[Charts and diagrams as code]

— Start —

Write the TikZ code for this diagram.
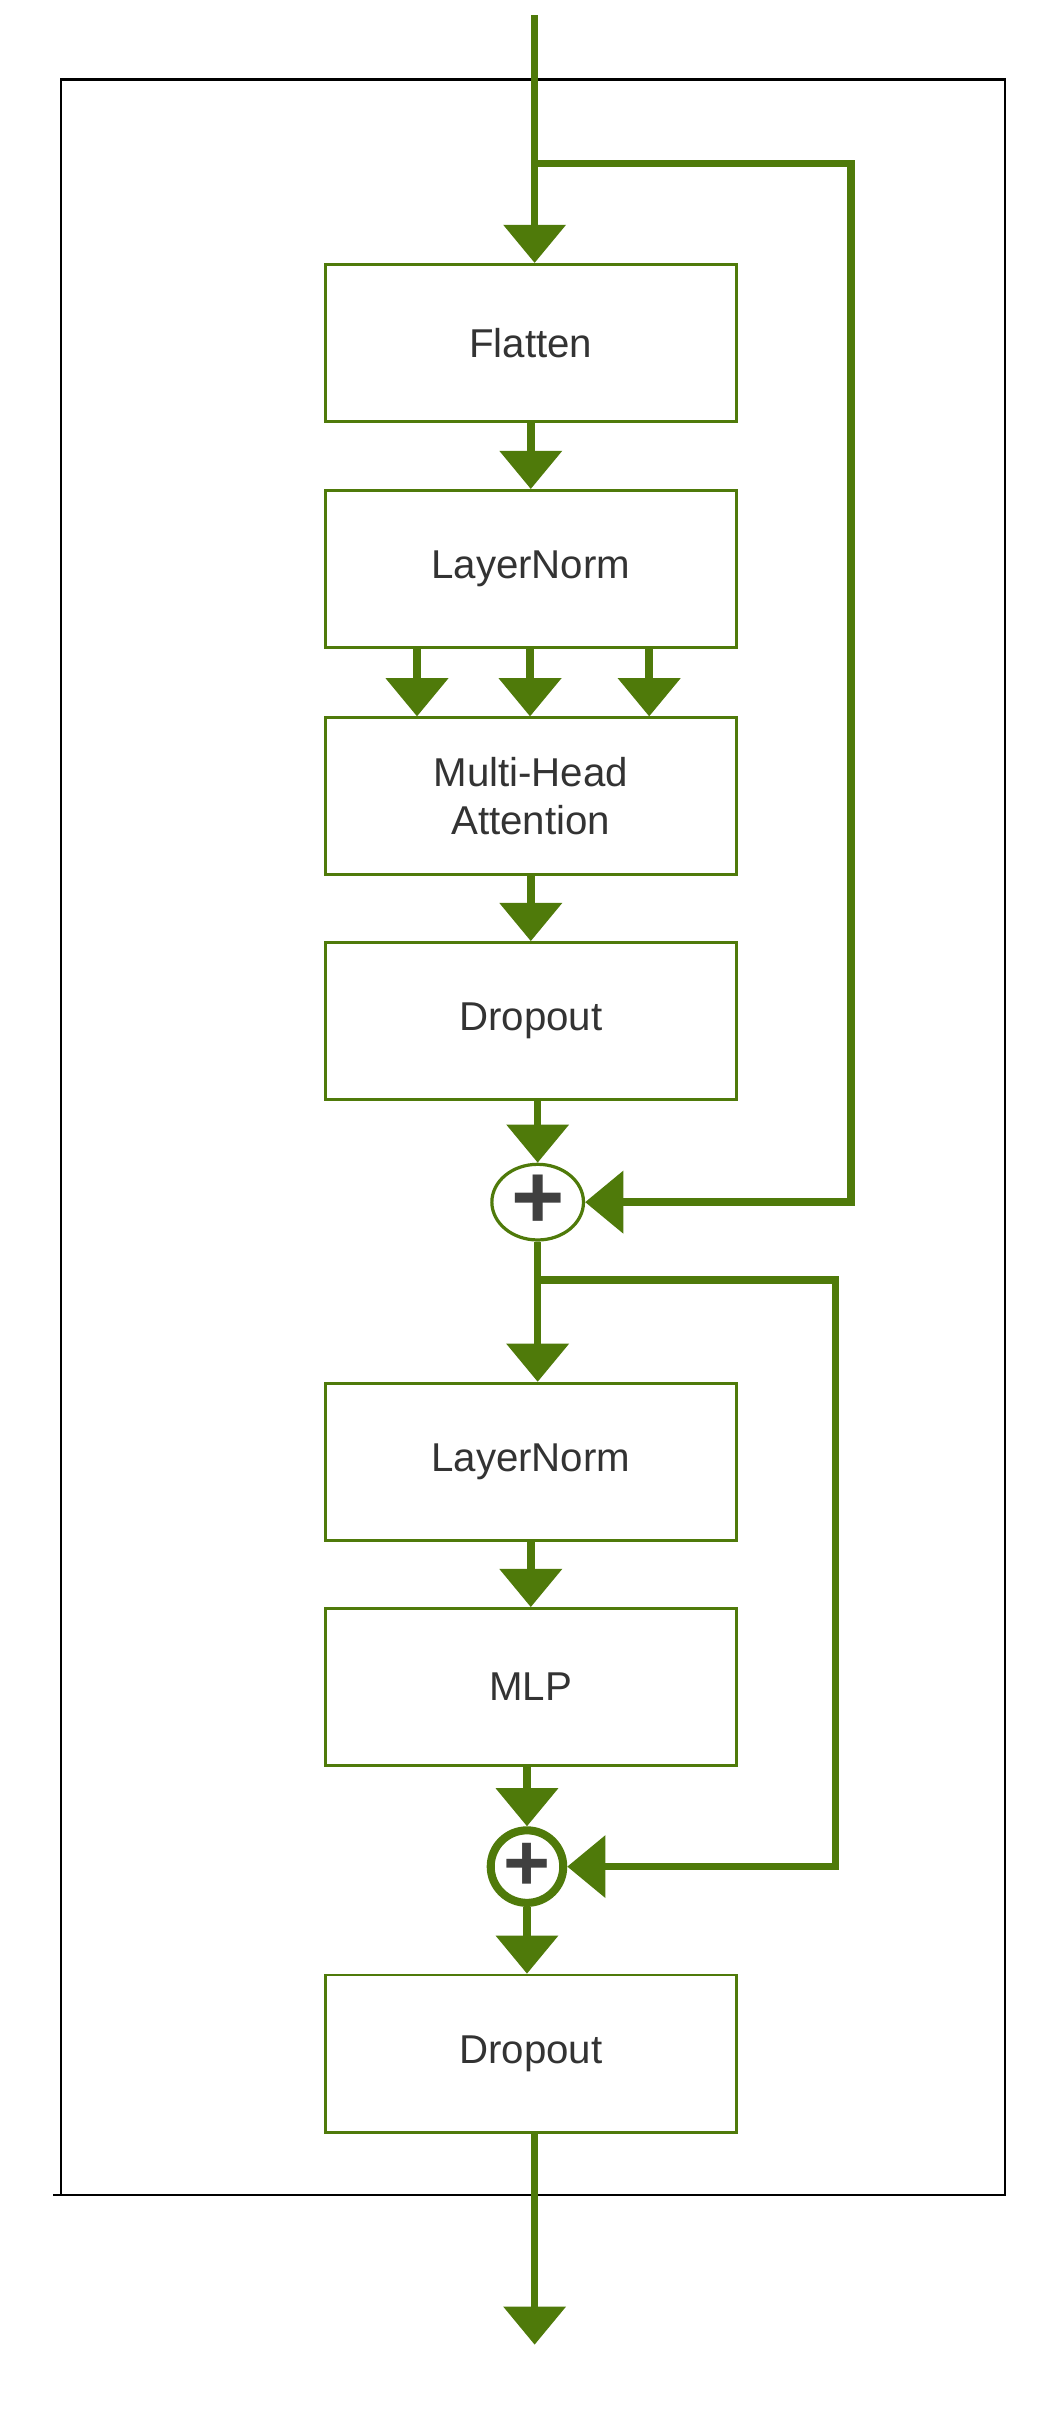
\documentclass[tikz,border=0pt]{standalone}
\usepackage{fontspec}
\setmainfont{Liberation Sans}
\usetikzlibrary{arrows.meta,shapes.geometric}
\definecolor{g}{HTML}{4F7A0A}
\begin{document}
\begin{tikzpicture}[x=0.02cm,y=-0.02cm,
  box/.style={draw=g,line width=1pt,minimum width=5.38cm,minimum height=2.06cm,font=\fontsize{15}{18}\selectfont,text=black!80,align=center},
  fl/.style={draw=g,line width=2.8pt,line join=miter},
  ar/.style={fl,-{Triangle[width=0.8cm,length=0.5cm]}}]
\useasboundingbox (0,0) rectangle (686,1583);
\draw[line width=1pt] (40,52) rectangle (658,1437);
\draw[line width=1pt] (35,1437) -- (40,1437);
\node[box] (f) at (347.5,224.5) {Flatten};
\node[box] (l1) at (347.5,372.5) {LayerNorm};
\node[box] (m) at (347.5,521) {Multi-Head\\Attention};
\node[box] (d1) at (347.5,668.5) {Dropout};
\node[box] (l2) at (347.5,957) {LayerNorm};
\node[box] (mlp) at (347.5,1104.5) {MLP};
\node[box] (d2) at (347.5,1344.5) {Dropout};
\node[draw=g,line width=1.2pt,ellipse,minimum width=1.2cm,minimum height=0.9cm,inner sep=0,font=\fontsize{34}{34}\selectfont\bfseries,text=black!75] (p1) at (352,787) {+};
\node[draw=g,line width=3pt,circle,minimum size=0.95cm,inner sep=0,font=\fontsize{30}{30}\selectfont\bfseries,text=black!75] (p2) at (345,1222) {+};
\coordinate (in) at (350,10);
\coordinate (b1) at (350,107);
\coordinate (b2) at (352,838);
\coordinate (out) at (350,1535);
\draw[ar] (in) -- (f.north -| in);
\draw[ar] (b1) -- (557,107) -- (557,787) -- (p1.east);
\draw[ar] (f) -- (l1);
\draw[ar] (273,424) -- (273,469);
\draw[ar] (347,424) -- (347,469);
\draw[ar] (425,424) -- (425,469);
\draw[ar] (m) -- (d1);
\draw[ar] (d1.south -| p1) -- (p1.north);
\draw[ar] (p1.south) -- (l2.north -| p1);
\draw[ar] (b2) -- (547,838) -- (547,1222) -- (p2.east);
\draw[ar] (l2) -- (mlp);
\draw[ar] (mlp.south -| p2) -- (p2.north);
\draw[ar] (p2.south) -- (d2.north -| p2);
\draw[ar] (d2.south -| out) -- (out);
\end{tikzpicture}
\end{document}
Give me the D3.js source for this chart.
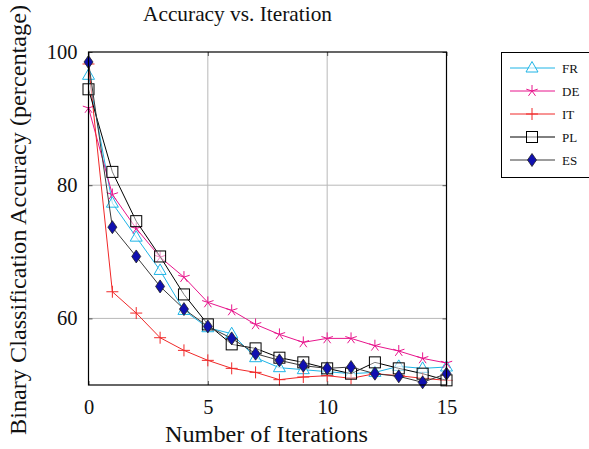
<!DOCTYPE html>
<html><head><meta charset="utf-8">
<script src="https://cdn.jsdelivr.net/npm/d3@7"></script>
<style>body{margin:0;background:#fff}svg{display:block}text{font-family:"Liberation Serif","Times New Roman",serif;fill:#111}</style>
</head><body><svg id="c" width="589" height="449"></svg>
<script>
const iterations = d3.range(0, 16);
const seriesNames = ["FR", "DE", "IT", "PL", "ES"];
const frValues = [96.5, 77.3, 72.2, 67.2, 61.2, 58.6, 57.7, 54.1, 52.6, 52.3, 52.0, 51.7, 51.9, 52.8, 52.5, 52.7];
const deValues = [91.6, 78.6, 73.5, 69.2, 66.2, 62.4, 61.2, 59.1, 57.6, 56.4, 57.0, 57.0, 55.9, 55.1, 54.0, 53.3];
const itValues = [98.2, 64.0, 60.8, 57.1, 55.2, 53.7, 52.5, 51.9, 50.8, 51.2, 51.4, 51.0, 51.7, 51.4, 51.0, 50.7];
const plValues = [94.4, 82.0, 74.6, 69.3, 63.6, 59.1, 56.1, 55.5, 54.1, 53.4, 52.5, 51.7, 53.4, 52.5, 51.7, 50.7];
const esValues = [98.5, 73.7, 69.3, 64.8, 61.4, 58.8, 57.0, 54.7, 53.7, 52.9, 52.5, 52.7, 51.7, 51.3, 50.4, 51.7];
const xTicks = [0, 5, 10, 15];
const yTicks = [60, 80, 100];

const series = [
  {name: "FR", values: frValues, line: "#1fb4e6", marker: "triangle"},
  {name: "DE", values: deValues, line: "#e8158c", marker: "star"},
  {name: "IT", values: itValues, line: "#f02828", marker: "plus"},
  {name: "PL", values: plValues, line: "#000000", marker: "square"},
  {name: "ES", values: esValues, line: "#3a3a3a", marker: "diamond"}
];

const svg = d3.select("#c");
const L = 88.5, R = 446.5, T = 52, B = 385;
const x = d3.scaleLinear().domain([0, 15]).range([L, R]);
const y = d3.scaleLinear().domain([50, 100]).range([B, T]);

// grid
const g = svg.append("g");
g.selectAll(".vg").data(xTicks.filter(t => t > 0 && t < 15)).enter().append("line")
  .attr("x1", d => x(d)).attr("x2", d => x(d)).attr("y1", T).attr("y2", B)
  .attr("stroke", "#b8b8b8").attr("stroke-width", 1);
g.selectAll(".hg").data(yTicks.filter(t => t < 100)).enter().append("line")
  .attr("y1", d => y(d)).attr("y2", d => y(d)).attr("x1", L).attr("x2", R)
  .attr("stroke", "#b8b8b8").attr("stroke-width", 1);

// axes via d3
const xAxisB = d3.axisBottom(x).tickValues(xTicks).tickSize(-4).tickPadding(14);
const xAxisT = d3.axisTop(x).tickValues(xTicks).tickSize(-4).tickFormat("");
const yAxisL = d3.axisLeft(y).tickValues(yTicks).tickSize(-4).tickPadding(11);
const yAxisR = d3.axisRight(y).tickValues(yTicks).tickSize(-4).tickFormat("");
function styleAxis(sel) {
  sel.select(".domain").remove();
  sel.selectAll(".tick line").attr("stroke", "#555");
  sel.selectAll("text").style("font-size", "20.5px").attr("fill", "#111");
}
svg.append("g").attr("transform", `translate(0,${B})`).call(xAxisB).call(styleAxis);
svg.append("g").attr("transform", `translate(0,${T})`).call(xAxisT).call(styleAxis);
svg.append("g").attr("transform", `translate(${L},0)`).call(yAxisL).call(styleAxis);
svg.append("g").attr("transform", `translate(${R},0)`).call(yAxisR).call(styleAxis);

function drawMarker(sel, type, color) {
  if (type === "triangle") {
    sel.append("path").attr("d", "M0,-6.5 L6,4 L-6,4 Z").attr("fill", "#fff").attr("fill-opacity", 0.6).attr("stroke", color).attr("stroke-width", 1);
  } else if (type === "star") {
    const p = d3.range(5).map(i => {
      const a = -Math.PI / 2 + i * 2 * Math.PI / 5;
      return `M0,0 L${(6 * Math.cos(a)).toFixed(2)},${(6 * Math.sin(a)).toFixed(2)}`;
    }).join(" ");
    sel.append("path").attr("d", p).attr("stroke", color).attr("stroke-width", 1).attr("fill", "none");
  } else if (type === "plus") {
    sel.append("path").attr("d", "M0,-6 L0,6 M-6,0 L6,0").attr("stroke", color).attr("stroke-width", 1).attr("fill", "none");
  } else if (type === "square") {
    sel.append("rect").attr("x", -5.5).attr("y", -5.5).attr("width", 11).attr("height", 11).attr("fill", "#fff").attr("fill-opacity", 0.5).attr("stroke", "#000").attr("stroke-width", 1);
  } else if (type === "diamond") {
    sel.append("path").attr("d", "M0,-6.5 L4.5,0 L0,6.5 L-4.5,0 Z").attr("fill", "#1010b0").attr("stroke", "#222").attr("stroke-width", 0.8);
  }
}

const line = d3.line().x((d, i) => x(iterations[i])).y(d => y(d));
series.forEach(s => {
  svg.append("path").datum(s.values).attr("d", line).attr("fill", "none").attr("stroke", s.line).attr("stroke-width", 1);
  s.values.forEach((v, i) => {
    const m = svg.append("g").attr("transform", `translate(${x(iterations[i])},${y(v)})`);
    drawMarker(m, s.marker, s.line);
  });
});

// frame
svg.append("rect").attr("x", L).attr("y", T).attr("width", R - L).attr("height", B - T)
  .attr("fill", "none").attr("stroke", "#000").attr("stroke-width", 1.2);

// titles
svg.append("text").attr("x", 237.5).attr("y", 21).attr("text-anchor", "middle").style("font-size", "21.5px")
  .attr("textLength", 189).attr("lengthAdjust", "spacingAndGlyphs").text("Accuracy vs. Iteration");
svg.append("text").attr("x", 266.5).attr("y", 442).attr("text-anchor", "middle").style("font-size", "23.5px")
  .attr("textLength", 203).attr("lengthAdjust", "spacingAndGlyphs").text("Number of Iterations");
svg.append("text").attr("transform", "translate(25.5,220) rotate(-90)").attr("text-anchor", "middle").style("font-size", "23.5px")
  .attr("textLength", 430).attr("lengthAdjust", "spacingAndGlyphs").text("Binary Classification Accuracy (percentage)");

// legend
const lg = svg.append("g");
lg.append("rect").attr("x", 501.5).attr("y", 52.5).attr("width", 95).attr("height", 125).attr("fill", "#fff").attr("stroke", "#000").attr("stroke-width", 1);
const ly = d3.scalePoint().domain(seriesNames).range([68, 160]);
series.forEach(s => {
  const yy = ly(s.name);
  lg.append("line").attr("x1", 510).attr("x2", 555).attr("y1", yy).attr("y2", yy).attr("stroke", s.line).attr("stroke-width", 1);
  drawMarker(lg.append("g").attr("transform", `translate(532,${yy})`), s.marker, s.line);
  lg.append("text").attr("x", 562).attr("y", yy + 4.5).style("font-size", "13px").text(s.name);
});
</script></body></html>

— End —

* _What you are asked to do_: Reproduce each line holding the word "this".

* _Complete response_:
Write the TikZ code for this diagram.
Give me the D3.js source for this chart.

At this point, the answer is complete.